De coronacrisis heeft de prijzen van voedingsproducten doen stijgen, blijkt uit een studie van de Nationale Bank. De prijzen van verse voeding springen daarbij het meest in het oog. Onder meer het moeilijker verlopende transport vanuit het buitenland is één van de schuldigen.

Niet-bewerkte levensmiddelen waren in september gemiddeld 7,2% duurder dan in dezelfde maand vorig jaar, berekenden Hélène Zimmer en Jana Jonckheere, twee economen van de Nationale Bank. Bewerkte voedingsproducten waren in dezelfde periode met 2,1% duurder, terwijl de index van de consumentenprijzen een stijging van slechts 0,5% liet zien. De twee economen verwijzen naar de maatregelen die supermarkten namen in het kader van de gezondheidscrisis, de vervanging van ziek personeel door duurdere interimkrachten en het moeilijker verlopend transport vanuit het buitenland, zo meldt De Tijd. Daarnaast speelt ook het promotieverbod een rol.

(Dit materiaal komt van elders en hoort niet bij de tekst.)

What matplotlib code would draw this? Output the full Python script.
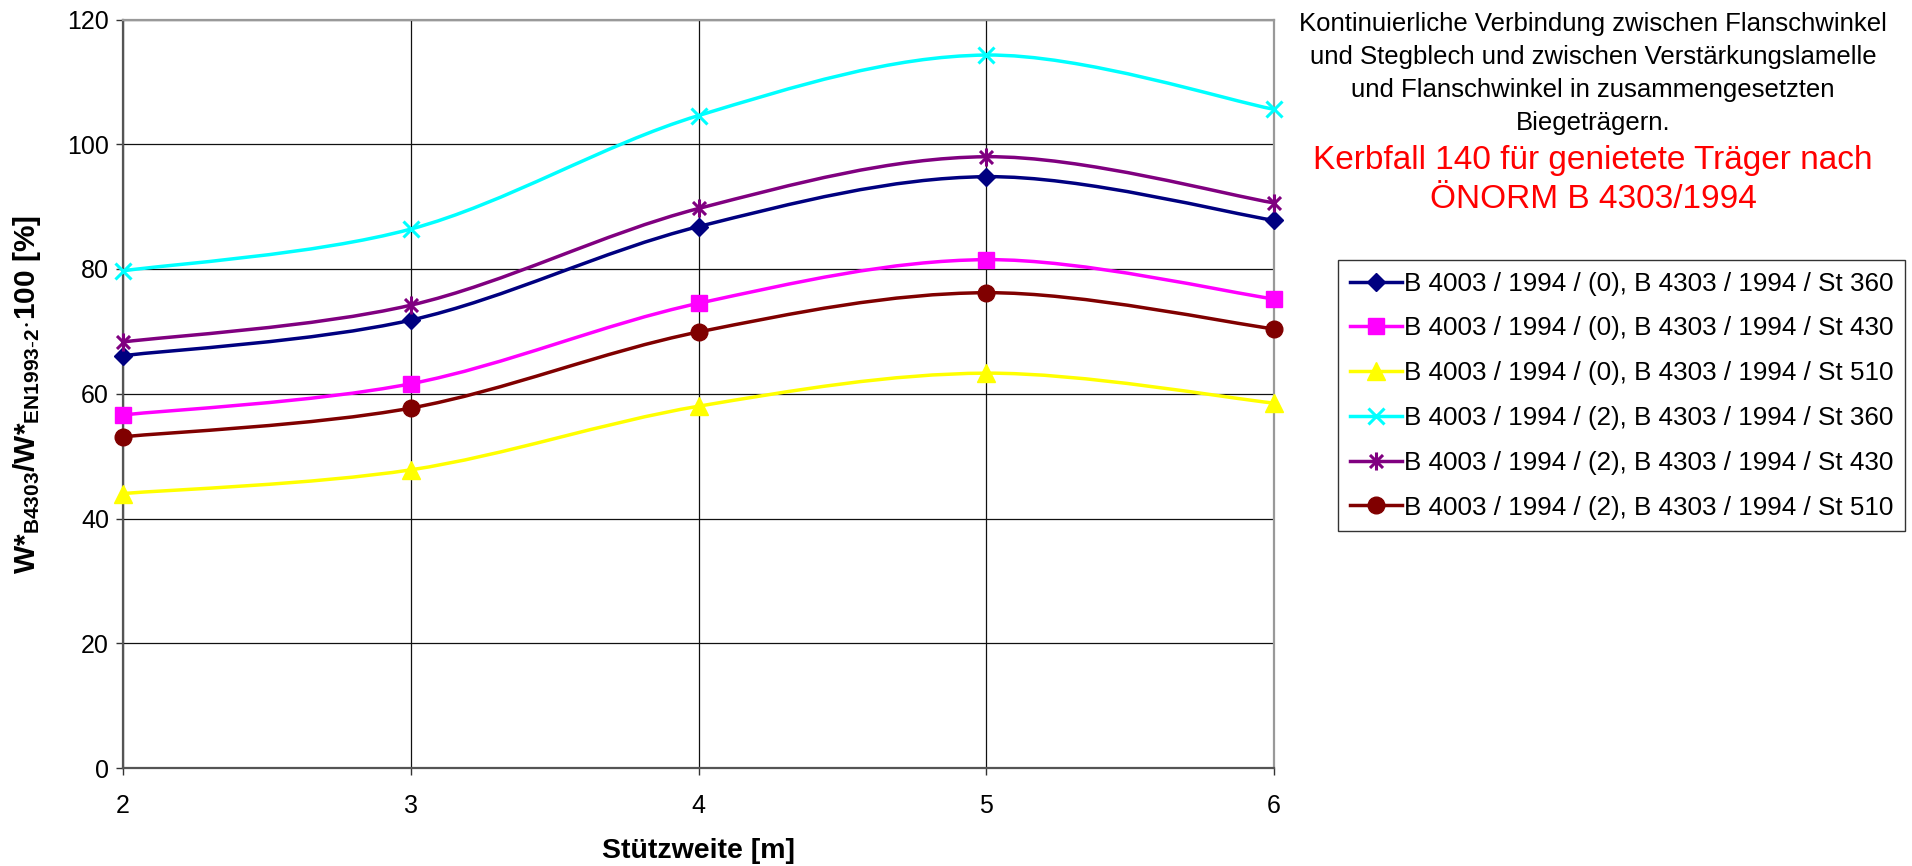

Uit de studie blijkt ook dat gezinnen met een hoog inkomen een iets groter deel van hun inkomen spenderen aan voeding in vergelijking met gezinnen met een laag inkomen. Zij geven meer geld uit aan duurdere merkproducten en voeding van hogere kwaliteit, geld dat ze anders in onder meer restaurants uitgaven. Arme gezinnen geven een groter deel van hun inkomen uit aan elektriciteit, gas en huisbrandolie. Doordat de prijzen van energie sterk gedaald is, weegt de inflatie iets minder zwaar door bij hen.